**Short exercise**
Determine how many lines include "with". Give the number and nothing else.

## start The data

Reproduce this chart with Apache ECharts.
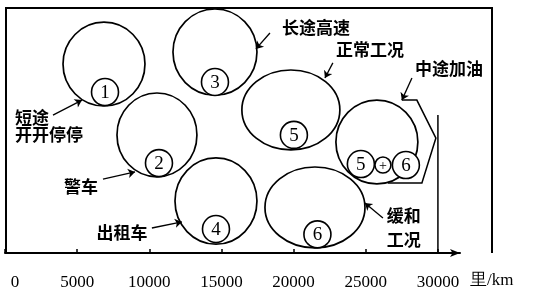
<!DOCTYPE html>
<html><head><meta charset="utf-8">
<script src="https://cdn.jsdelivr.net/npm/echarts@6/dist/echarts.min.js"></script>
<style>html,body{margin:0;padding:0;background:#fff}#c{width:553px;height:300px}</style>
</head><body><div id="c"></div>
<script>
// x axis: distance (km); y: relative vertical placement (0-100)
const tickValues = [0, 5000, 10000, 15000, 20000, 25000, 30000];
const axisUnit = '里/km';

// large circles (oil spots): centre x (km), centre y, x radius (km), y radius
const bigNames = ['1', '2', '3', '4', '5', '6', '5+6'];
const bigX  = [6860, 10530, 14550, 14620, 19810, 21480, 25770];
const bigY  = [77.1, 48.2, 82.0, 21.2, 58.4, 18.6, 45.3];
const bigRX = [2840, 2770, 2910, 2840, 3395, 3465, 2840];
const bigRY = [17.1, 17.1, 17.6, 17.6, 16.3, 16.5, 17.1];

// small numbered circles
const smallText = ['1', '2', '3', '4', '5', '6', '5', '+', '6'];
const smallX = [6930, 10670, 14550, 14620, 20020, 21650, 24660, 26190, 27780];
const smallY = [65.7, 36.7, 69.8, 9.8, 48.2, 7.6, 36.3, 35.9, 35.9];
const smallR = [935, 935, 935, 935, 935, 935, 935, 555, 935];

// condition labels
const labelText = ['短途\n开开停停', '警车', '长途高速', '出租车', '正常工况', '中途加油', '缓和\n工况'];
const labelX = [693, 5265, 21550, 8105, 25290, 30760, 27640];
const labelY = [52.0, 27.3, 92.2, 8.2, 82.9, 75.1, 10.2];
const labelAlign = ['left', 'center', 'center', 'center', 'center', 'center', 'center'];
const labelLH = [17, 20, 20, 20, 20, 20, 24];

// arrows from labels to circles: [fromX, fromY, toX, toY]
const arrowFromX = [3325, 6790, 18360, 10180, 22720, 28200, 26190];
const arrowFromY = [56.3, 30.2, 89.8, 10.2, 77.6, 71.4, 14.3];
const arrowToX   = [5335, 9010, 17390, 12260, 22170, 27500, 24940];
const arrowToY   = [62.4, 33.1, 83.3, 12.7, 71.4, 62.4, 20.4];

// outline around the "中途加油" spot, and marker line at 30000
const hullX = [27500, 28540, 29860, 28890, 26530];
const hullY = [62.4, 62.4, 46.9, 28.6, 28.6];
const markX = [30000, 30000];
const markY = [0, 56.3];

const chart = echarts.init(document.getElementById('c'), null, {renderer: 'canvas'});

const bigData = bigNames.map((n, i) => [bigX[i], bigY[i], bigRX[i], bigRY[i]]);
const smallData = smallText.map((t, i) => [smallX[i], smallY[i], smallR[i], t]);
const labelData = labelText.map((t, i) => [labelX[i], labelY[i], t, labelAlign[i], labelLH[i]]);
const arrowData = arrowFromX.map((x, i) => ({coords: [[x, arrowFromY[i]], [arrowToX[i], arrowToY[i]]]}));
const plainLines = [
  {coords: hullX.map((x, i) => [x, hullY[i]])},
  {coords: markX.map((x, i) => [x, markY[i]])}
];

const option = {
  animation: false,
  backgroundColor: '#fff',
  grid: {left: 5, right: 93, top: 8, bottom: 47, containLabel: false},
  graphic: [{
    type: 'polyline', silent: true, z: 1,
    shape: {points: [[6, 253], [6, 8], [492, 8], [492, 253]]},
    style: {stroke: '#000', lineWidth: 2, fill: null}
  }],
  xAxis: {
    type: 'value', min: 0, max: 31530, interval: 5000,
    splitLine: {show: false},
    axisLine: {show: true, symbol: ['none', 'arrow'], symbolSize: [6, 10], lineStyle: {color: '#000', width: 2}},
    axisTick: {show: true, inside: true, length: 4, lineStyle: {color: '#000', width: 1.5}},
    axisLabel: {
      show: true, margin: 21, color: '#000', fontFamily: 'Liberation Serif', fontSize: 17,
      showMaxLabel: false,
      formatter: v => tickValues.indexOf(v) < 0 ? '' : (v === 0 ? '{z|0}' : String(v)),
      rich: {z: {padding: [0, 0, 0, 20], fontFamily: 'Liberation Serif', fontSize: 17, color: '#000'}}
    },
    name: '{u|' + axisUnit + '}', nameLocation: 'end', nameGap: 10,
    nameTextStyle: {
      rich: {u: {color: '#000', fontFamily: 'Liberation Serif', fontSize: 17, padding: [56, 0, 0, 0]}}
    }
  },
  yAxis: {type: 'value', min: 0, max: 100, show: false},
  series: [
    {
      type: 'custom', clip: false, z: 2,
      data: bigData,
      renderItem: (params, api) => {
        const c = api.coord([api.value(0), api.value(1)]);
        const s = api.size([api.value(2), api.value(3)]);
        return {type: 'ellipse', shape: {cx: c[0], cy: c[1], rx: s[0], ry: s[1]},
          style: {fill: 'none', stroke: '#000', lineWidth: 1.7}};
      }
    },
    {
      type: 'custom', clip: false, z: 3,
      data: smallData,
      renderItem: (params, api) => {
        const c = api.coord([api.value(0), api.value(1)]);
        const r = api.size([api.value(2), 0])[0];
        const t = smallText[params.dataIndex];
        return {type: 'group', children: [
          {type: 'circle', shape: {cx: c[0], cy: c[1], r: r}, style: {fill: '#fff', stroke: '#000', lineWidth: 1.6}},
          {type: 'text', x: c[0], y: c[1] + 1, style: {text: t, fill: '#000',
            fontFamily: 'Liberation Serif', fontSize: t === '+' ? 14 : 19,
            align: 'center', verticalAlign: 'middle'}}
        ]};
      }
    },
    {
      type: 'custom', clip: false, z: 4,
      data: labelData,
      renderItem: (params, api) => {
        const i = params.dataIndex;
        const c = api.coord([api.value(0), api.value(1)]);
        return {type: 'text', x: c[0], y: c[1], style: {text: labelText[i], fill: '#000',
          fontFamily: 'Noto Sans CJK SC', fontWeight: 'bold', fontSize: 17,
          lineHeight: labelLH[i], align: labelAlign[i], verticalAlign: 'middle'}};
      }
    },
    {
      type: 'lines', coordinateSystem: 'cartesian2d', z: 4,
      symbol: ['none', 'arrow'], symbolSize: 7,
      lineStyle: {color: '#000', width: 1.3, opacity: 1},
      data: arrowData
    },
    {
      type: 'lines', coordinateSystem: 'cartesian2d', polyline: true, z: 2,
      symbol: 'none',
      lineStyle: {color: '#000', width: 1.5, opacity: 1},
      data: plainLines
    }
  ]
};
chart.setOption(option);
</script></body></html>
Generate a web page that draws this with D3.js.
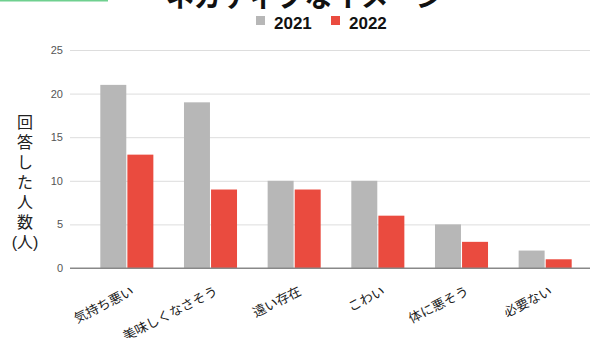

## end The data

**Written answer**
2